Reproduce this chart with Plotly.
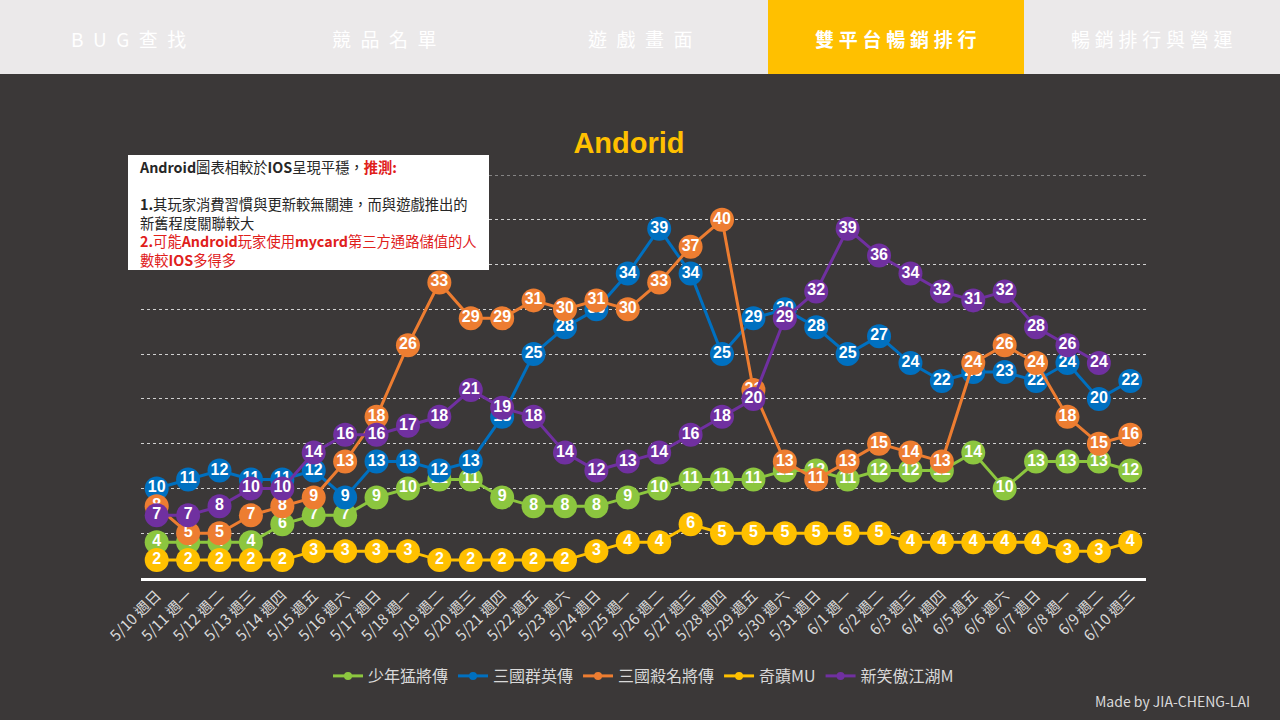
import plotly.graph_objects as go

# x categories
dates = ["5/10 週日", "5/11 週一", "5/12 週二", "5/13 週三", "5/14 週四", "5/15 週五", "5/16 週六",
         "5/17 週日", "5/18 週一", "5/19 週二", "5/20 週三", "5/21 週四", "5/22 週五", "5/23 週六",
         "5/24 週日", "5/25 週一", "5/26 週二", "5/27 週三", "5/28 週四", "5/29 週五", "5/30 週六",
         "5/31 週日", "6/1 週一", "6/2 週二", "6/3 週三", "6/4 週四", "6/5 週五", "6/6 週六",
         "6/7 週日", "6/8 週一", "6/9 週二", "6/10 週三"]

# series
shaonian = [4, 4, 4, 4, 6, 7, 7, 9, 10, 11, 11, 9, 8, 8, 8, 9, 10, 11, 11, 11, 12, 12,
            11, 12, 12, 12, 14, 10, 13, 13, 13, 12]
qunying = [10, 11, 12, 11, 11, 12, 9, 13, 13, 12, 13, 18, 25, 28, 30, 34, 39, 34, 25, 29, 30, 28,
           25, 27, 24, 22, 23, 23, 22, 24, 20, 22]
shaming = [8, 5, 5, 7, 8, 9, 13, 18, 26, 33, 29, 29, 31, 30, 31, 30, 33, 37, 40, 21, 13, 11,
           13, 15, 14, 13, 24, 26, 24, 18, 15, 16]
qiji = [2, 2, 2, 2, 2, 3, 3, 3, 3, 2, 2, 2, 2, 2, 3, 4, 4, 6, 5, 5, 5, 5,
        5, 5, 4, 4, 4, 4, 4, 3, 3, 4]
xiaoao = [7, 7, 8, 10, 10, 14, 16, 16, 17, 18, 21, 19, 18, 14, 12, 13, 14, 16, 18, 20, 29, 32,
          39, 36, 34, 32, 31, 32, 28, 26, 24, None]

series_names = ["少年猛將傳", "三國群英傳", "三國殺名將傳", "奇蹟MU", "新笑傲江湖M"]
series_values = [shaonian, qunying, shaming, qiji, xiaoao]
series_colors = ["#8CC63F", "#0070C0", "#ED7D31", "#FFC000", "#7030A0"]

tabs = ["B\u2002U\u2002G\u2002查\u2002找", "競\u2002品\u2002名\u2002單", "遊\u2002戲\u2002畫\u2002面",
        "雙\u2005平\u2005台\u2005暢\u2005銷\u2005排\u2005行", "暢\u2005銷\u2005排\u2005行\u2005與\u2005營\u2005運"]
active_tab = 3

W, H = 1280, 720
L, R, T, B = 141, 134, 175, 142
BG = "#3B3838"
Y_MAX = 45


def px(x):
    return (x - L) / (W - L - R)


def py(y):
    return (H - B - y) / (H - T - B)


fig = go.Figure()

for name, vals, col in zip(series_names, series_values, series_colors):
    fig.add_trace(go.Scatter(x=dates, y=vals, mode="lines+markers+text", name=name,
                             text=[str(v) if v is not None else "" for v in vals],
                             textposition="middle center",
                             textfont=dict(family="Liberation Sans, Arial", size=16, color="white",
                                           weight="bold"),
                             line=dict(color=col, width=3),
                             marker=dict(color=col, size=24),
                             showlegend=False, hoverinfo="x+y+name"))

# legend entries with small markers
for name, col in zip(series_names, series_colors):
    fig.add_trace(go.Scatter(x=[None], y=[None], mode="lines+markers", name=name,
                             line=dict(color=col, width=3), marker=dict(color=col, size=8)))

shapes = [
    # top gridline (plotly skips the one on the plot edge)
    dict(type="line", xref="paper", yref="y", x0=0, x1=1, y0=Y_MAX, y1=Y_MAX,
         line=dict(color="#D0D0D0", width=1, dash="dot"), layer="below"),
    dict(type="rect", xref="paper", yref="paper", x0=px(0), x1=px(W), y0=py(0), y1=py(74),
         fillcolor="#EBE9EA", line=dict(width=0), layer="above"),
    dict(type="rect", xref="paper", yref="paper", x0=px(768), x1=px(1024), y0=py(0), y1=py(74),
         fillcolor="#FFC000", line=dict(width=0), layer="above"),
    dict(type="rect", xref="paper", yref="paper", x0=px(128), x1=px(489), y0=py(155), y1=py(270),
         fillcolor="white", line=dict(width=0), layer="above"),
]

annotations = []
for i, t in enumerate(tabs):
    annotations.append(dict(xref="paper", yref="paper", x=px(128 + 256 * i), y=py(38),
                            text=t, showarrow=False, xanchor="center", yanchor="middle",
                            font=dict(family="Noto Sans CJK TC", size=19, color="white",
                                      weight="bold" if i == active_tab else "normal")))

red = "#E0201B"
note = ("<b>Android</b>圖表相較於<b>IOS</b>呈現平穩，<span style='color:%s'><b>推測:</b></span><br> <br>"
        "<b>1.</b>其玩家消費習慣與更新較無關連，而與遊戲推出的<br>新舊程度關聯較大<br>"
        "<span style='color:%s'><b>2.</b>可能<b>Android</b>玩家使用<b>mycard</b>第三方通路儲值的人</span><br>"
        "<span style='color:%s'>數較<b>IOS</b>多得多</span>") % (red, red, red)
annotations.append(dict(xref="paper", yref="paper", x=px(137), y=py(154), text=note,
                        showarrow=False, xanchor="left", yanchor="top", align="left",
                        font=dict(family="Noto Sans CJK TC", size=14.3, color="#262626")))

annotations.append(dict(xref="paper", yref="paper", x=px(1252), y=py(701),
                        text="Made by JIA-CHENG-LAI", showarrow=False, xanchor="right",
                        yanchor="middle", font=dict(family="Noto Sans CJK TC", size=14, color="#D9D9D9")))

fig.update_layout(
    width=W, height=H,
    paper_bgcolor=BG, plot_bgcolor=BG,
    margin=dict(l=L, r=R, t=T, b=B),
    title=dict(text="<b>Andorid</b>", x=629 / W, xanchor="center", y=1 - 143 / H, yanchor="middle",
               xref="container", yref="container",
               font=dict(family="Liberation Sans, Arial", size=29, color="#FFC000")),
    xaxis=dict(type="category", range=[-0.5, len(dates) - 0.5], showgrid=False,
               showline=True, linecolor="white", linewidth=2.5, ticks="", tickangle=-45,
               tickfont=dict(family="Noto Sans CJK TC", size=15, color="#D9D9D9"),
               automargin=False, fixedrange=True),
    yaxis=dict(range=[0, Y_MAX], dtick=5, showticklabels=False, showgrid=True,
               gridcolor="#D0D0D0", griddash="dot", gridwidth=1, zeroline=False,
               automargin=False, fixedrange=True),
    legend=dict(orientation="h", x=0.5, xanchor="center", y=py(676), yanchor="middle",
                font=dict(family="Noto Sans CJK TC", size=16, color="#D9D9D9"),
                bgcolor="rgba(0,0,0,0)", itemwidth=30),
    shapes=shapes,
    annotations=annotations,
)

fig.write_html("out.html", config={"displayModeBar": False},
               post_script="document.body.style.margin='0';")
------------------------------------------------------------
## [Required work]
Reproduce every line of the material precisely, omitting its pictures.

## [Complete output]
Reproduce this chart with Plotly.
import plotly.graph_objects as go

# x categories
dates = ["5/10 週日", "5/11 週一", "5/12 週二", "5/13 週三", "5/14 週四", "5/15 週五", "5/16 週六",
         "5/17 週日", "5/18 週一", "5/19 週二", "5/20 週三", "5/21 週四", "5/22 週五", "5/23 週六",
         "5/24 週日", "5/25 週一", "5/26 週二", "5/27 週三", "5/28 週四", "5/29 週五", "5/30 週六",
         "5/31 週日", "6/1 週一", "6/2 週二", "6/3 週三", "6/4 週四", "6/5 週五", "6/6 週六",
         "6/7 週日", "6/8 週一", "6/9 週二", "6/10 週三"]

# series
shaonian = [4, 4, 4, 4, 6, 7, 7, 9, 10, 11, 11, 9, 8, 8, 8, 9, 10, 11, 11, 11, 12, 12,
            11, 12, 12, 12, 14, 10, 13, 13, 13, 12]
qunying = [10, 11, 12, 11, 11, 12, 9, 13, 13, 12, 13, 18, 25, 28, 30, 34, 39, 34, 25, 29, 30, 28,
           25, 27, 24, 22, 23, 23, 22, 24, 20, 22]
shaming = [8, 5, 5, 7, 8, 9, 13, 18, 26, 33, 29, 29, 31, 30, 31, 30, 33, 37, 40, 21, 13, 11,
           13, 15, 14, 13, 24, 26, 24, 18, 15, 16]
qiji = [2, 2, 2, 2, 2, 3, 3, 3, 3, 2, 2, 2, 2, 2, 3, 4, 4, 6, 5, 5, 5, 5,
        5, 5, 4, 4, 4, 4, 4, 3, 3, 4]
xiaoao = [7, 7, 8, 10, 10, 14, 16, 16, 17, 18, 21, 19, 18, 14, 12, 13, 14, 16, 18, 20, 29, 32,
          39, 36, 34, 32, 31, 32, 28, 26, 24, None]

series_names = ["少年猛將傳", "三國群英傳", "三國殺名將傳", "奇蹟MU", "新笑傲江湖M"]
series_values = [shaonian, qunying, shaming, qiji, xiaoao]
series_colors = ["#8CC63F", "#0070C0", "#ED7D31", "#FFC000", "#7030A0"]

tabs = ["B\u2002U\u2002G\u2002查\u2002找", "競\u2002品\u2002名\u2002單", "遊\u2002戲\u2002畫\u2002面",
        "雙\u2005平\u2005台\u2005暢\u2005銷\u2005排\u2005行", "暢\u2005銷\u2005排\u2005行\u2005與\u2005營\u2005運"]
active_tab = 3

W, H = 1280, 720
L, R, T, B = 141, 134, 175, 142
BG = "#3B3838"
Y_MAX = 45


def px(x):
    return (x - L) / (W - L - R)


def py(y):
    return (H - B - y) / (H - T - B)


fig = go.Figure()

for name, vals, col in zip(series_names, series_values, series_colors):
    fig.add_trace(go.Scatter(x=dates, y=vals, mode="lines+markers+text", name=name,
                             text=[str(v) if v is not None else "" for v in vals],
                             textposition="middle center",
                             textfont=dict(family="Liberation Sans, Arial", size=16, color="white",
                                           weight="bold"),
                             line=dict(color=col, width=3),
                             marker=dict(color=col, size=24),
                             showlegend=False, hoverinfo="x+y+name"))

# legend entries with small markers
for name, col in zip(series_names, series_colors):
    fig.add_trace(go.Scatter(x=[None], y=[None], mode="lines+markers", name=name,
                             line=dict(color=col, width=3), marker=dict(color=col, size=8)))

shapes = [
    # top gridline (plotly skips the one on the plot edge)
    dict(type="line", xref="paper", yref="y", x0=0, x1=1, y0=Y_MAX, y1=Y_MAX,
         line=dict(color="#D0D0D0", width=1, dash="dot"), layer="below"),
    dict(type="rect", xref="paper", yref="paper", x0=px(0), x1=px(W), y0=py(0), y1=py(74),
         fillcolor="#EBE9EA", line=dict(width=0), layer="above"),
    dict(type="rect", xref="paper", yref="paper", x0=px(768), x1=px(1024), y0=py(0), y1=py(74),
         fillcolor="#FFC000", line=dict(width=0), layer="above"),
    dict(type="rect", xref="paper", yref="paper", x0=px(128), x1=px(489), y0=py(155), y1=py(270),
         fillcolor="white", line=dict(width=0), layer="above"),
]

annotations = []
for i, t in enumerate(tabs):
    annotations.append(dict(xref="paper", yref="paper", x=px(128 + 256 * i), y=py(38),
                            text=t, showarrow=False, xanchor="center", yanchor="middle",
                            font=dict(family="Noto Sans CJK TC", size=19, color="white",
                                      weight="bold" if i == active_tab else "normal")))

red = "#E0201B"
note = ("<b>Android</b>圖表相較於<b>IOS</b>呈現平穩，<span style='color:%s'><b>推測:</b></span><br> <br>"
        "<b>1.</b>其玩家消費習慣與更新較無關連，而與遊戲推出的<br>新舊程度關聯較大<br>"
        "<span style='color:%s'><b>2.</b>可能<b>Android</b>玩家使用<b>mycard</b>第三方通路儲值的人</span><br>"
        "<span style='color:%s'>數較<b>IOS</b>多得多</span>") % (red, red, red)
annotations.append(dict(xref="paper", yref="paper", x=px(137), y=py(154), text=note,
                        showarrow=False, xanchor="left", yanchor="top", align="left",
                        font=dict(family="Noto Sans CJK TC", size=14.3, color="#262626")))

annotations.append(dict(xref="paper", yref="paper", x=px(1252), y=py(701),
                        text="Made by JIA-CHENG-LAI", showarrow=False, xanchor="right",
                        yanchor="middle", font=dict(family="Noto Sans CJK TC", size=14, color="#D9D9D9")))

fig.update_layout(
    width=W, height=H,
    paper_bgcolor=BG, plot_bgcolor=BG,
    margin=dict(l=L, r=R, t=T, b=B),
    title=dict(text="<b>Andorid</b>", x=629 / W, xanchor="center", y=1 - 143 / H, yanchor="middle",
               xref="container", yref="container",
               font=dict(family="Liberation Sans, Arial", size=29, color="#FFC000")),
    xaxis=dict(type="category", range=[-0.5, len(dates) - 0.5], showgrid=False,
               showline=True, linecolor="white", linewidth=2.5, ticks="", tickangle=-45,
               tickfont=dict(family="Noto Sans CJK TC", size=15, color="#D9D9D9"),
               automargin=False, fixedrange=True),
    yaxis=dict(range=[0, Y_MAX], dtick=5, showticklabels=False, showgrid=True,
               gridcolor="#D0D0D0", griddash="dot", gridwidth=1, zeroline=False,
               automargin=False, fixedrange=True),
    legend=dict(orientation="h", x=0.5, xanchor="center", y=py(676), yanchor="middle",
                font=dict(family="Noto Sans CJK TC", size=16, color="#D9D9D9"),
                bgcolor="rgba(0,0,0,0)", itemwidth=30),
    shapes=shapes,
    annotations=annotations,
)

fig.write_html("out.html", config={"displayModeBar": False},
               post_script="document.body.style.margin='0';")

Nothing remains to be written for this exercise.